(begin)

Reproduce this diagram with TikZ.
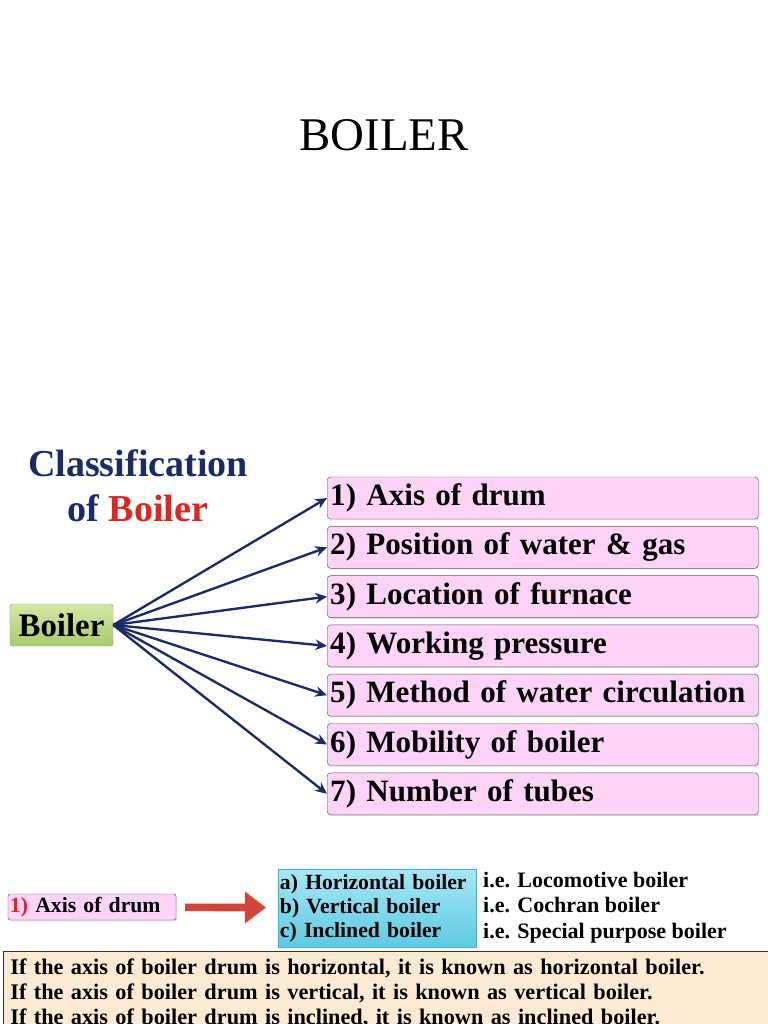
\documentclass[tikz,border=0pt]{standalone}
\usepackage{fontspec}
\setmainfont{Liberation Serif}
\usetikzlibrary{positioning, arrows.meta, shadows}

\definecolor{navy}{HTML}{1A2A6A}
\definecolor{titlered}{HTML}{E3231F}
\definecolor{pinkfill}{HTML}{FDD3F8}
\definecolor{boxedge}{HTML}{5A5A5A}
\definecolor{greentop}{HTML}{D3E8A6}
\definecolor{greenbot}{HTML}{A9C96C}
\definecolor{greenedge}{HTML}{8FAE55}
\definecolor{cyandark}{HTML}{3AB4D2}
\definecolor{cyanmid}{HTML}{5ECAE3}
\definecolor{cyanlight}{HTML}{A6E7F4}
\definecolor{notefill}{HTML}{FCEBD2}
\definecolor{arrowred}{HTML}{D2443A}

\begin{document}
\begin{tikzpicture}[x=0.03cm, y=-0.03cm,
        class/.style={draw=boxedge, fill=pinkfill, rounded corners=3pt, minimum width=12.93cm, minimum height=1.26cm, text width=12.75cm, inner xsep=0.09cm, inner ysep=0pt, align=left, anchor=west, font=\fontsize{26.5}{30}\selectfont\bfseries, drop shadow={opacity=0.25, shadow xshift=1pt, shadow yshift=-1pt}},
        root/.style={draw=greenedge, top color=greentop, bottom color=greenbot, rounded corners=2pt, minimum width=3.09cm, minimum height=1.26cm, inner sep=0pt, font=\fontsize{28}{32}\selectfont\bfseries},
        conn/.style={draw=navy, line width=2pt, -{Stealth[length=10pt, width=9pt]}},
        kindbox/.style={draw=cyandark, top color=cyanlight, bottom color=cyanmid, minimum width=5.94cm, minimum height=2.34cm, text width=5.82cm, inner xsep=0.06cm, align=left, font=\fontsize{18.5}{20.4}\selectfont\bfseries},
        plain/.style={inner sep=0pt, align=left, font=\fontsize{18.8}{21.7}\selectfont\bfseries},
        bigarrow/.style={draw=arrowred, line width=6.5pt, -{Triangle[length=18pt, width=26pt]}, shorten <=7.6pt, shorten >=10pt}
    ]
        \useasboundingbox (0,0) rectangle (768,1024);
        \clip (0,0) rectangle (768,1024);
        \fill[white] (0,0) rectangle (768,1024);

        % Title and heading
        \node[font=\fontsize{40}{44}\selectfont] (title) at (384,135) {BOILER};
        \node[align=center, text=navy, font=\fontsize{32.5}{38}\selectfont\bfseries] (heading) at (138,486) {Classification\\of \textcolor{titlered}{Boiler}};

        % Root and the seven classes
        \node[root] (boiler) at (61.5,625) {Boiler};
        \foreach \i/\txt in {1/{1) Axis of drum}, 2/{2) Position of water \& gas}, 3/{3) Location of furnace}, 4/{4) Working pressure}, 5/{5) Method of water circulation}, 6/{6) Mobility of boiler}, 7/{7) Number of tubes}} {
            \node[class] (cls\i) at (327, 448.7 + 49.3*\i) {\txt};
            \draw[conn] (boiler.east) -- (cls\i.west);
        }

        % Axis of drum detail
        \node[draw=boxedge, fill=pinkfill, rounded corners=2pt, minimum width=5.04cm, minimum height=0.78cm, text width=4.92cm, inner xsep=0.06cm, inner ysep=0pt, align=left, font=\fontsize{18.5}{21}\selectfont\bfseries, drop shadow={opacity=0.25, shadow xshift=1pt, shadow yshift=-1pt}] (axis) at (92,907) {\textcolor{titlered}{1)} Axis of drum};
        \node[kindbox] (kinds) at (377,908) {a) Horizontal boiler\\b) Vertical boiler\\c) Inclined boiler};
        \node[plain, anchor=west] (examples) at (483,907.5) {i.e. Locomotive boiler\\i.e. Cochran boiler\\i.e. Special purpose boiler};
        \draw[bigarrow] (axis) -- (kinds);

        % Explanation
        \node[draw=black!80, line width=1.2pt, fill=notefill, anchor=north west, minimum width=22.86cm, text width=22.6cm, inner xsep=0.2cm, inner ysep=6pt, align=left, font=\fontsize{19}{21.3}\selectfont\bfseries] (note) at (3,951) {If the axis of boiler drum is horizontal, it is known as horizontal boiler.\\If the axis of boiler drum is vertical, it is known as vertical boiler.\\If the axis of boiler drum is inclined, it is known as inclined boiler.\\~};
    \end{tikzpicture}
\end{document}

(end)
(begin)

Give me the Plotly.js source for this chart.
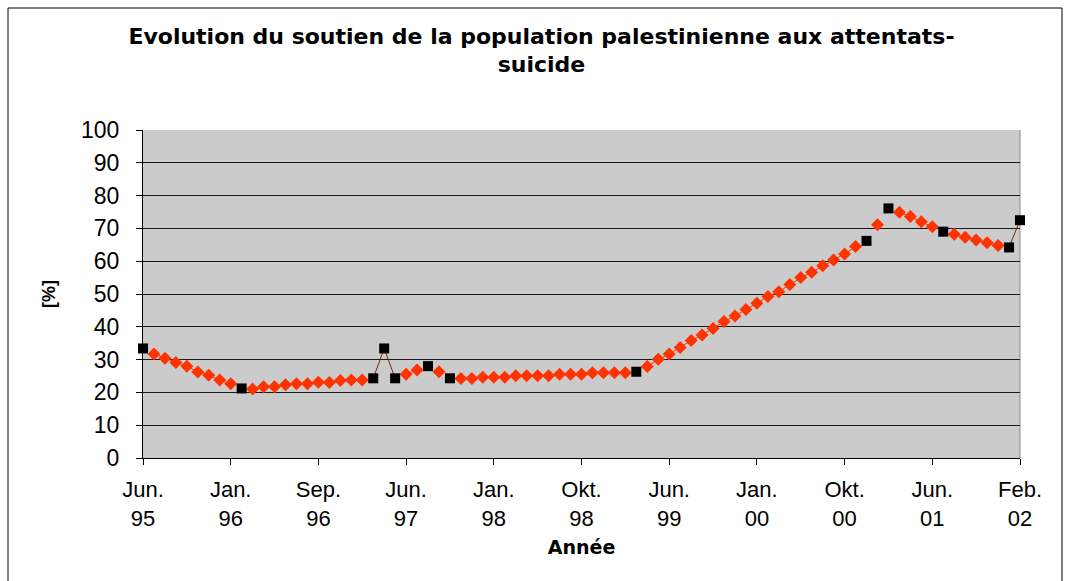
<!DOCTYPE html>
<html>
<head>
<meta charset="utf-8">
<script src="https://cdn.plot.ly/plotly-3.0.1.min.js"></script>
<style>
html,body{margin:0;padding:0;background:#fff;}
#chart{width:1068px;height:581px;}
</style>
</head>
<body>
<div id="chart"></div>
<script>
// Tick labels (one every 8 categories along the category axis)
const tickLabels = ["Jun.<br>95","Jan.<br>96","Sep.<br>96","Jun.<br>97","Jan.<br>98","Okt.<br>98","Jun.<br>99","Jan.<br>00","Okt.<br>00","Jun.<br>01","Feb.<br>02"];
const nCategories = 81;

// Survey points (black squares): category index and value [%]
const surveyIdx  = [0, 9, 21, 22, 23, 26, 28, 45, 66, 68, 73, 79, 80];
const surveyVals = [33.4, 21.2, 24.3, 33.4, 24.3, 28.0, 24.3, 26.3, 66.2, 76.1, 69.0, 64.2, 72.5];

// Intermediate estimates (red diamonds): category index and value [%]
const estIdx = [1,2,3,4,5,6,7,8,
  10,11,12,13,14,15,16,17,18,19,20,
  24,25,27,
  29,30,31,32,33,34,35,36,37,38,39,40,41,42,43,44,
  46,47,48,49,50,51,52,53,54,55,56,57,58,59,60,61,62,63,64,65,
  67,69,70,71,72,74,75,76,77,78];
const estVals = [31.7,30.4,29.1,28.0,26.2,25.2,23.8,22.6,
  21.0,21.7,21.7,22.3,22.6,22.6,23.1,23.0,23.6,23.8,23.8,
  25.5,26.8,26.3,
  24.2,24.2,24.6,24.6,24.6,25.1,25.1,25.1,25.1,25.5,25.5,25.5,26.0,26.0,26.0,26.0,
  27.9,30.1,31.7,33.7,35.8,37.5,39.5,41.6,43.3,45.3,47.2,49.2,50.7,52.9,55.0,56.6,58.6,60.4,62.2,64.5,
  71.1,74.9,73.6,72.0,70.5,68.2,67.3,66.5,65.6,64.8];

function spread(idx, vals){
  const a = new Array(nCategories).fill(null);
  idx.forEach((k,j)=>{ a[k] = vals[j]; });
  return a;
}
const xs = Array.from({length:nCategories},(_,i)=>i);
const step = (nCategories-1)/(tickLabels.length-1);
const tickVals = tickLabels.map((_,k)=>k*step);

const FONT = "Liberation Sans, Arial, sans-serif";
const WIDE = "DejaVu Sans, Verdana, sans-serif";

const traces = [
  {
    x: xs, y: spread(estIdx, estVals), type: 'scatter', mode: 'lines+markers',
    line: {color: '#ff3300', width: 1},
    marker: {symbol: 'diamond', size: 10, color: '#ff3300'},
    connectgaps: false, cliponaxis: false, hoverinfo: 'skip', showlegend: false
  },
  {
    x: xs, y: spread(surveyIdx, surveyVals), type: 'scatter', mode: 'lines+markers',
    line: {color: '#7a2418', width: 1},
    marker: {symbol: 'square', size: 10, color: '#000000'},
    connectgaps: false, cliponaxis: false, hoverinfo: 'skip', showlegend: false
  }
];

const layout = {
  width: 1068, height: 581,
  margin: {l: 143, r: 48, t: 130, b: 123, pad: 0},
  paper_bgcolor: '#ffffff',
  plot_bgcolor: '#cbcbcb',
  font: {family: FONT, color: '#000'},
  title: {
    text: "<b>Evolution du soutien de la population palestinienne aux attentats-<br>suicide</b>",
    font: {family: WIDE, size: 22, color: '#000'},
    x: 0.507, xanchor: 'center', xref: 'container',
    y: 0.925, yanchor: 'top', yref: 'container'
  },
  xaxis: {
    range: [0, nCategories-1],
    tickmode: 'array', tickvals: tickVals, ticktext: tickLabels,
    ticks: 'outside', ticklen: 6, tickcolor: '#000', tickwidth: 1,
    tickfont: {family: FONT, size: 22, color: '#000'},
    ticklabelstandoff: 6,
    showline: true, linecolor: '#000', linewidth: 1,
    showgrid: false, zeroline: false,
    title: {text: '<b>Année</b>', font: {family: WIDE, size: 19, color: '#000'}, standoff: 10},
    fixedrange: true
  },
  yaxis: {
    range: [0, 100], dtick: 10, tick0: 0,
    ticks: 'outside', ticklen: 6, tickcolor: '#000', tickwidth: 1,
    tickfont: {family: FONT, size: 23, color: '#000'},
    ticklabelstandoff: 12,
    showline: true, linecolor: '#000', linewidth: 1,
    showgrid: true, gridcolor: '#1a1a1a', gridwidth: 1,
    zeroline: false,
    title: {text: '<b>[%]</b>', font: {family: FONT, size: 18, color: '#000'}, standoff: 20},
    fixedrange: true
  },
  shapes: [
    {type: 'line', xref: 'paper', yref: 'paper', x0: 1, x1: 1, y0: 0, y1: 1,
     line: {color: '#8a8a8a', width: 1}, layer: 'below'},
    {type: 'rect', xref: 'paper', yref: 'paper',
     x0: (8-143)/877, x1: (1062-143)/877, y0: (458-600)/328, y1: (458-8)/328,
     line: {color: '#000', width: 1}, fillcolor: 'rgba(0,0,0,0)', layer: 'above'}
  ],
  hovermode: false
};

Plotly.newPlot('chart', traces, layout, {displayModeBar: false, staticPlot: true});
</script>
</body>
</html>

(end)

Write out, exactly and with nothing added, everything from the line with "Reproduce this diagram with TikZ." down to the line with "(heading) at (138,486)", both included. Drop any pictures.

**OUTPUT OF THE EXERCISE**
Reproduce this diagram with TikZ.
\documentclass[tikz,border=0pt]{standalone}
\usepackage{fontspec}
\setmainfont{Liberation Serif}
\usetikzlibrary{positioning, arrows.meta, shadows}

\definecolor{navy}{HTML}{1A2A6A}
\definecolor{titlered}{HTML}{E3231F}
\definecolor{pinkfill}{HTML}{FDD3F8}
\definecolor{boxedge}{HTML}{5A5A5A}
\definecolor{greentop}{HTML}{D3E8A6}
\definecolor{greenbot}{HTML}{A9C96C}
\definecolor{greenedge}{HTML}{8FAE55}
\definecolor{cyandark}{HTML}{3AB4D2}
\definecolor{cyanmid}{HTML}{5ECAE3}
\definecolor{cyanlight}{HTML}{A6E7F4}
\definecolor{notefill}{HTML}{FCEBD2}
\definecolor{arrowred}{HTML}{D2443A}

\begin{document}
\begin{tikzpicture}[x=0.03cm, y=-0.03cm,
        class/.style={draw=boxedge, fill=pinkfill, rounded corners=3pt, minimum width=12.93cm, minimum height=1.26cm, text width=12.75cm, inner xsep=0.09cm, inner ysep=0pt, align=left, anchor=west, font=\fontsize{26.5}{30}\selectfont\bfseries, drop shadow={opacity=0.25, shadow xshift=1pt, shadow yshift=-1pt}},
        root/.style={draw=greenedge, top color=greentop, bottom color=greenbot, rounded corners=2pt, minimum width=3.09cm, minimum height=1.26cm, inner sep=0pt, font=\fontsize{28}{32}\selectfont\bfseries},
        conn/.style={draw=navy, line width=2pt, -{Stealth[length=10pt, width=9pt]}},
        kindbox/.style={draw=cyandark, top color=cyanlight, bottom color=cyanmid, minimum width=5.94cm, minimum height=2.34cm, text width=5.82cm, inner xsep=0.06cm, align=left, font=\fontsize{18.5}{20.4}\selectfont\bfseries},
        plain/.style={inner sep=0pt, align=left, font=\fontsize{18.8}{21.7}\selectfont\bfseries},
        bigarrow/.style={draw=arrowred, line width=6.5pt, -{Triangle[length=18pt, width=26pt]}, shorten <=7.6pt, shorten >=10pt}
    ]
        \useasboundingbox (0,0) rectangle (768,1024);
        \clip (0,0) rectangle (768,1024);
        \fill[white] (0,0) rectangle (768,1024);

        % Title and heading
        \node[font=\fontsize{40}{44}\selectfont] (title) at (384,135) {BOILER};
        \node[align=center, text=navy, font=\fontsize{32.5}{38}\selectfont\bfseries] (heading) at (138,486) {Classification\\of \textcolor{titlered}{Boiler}};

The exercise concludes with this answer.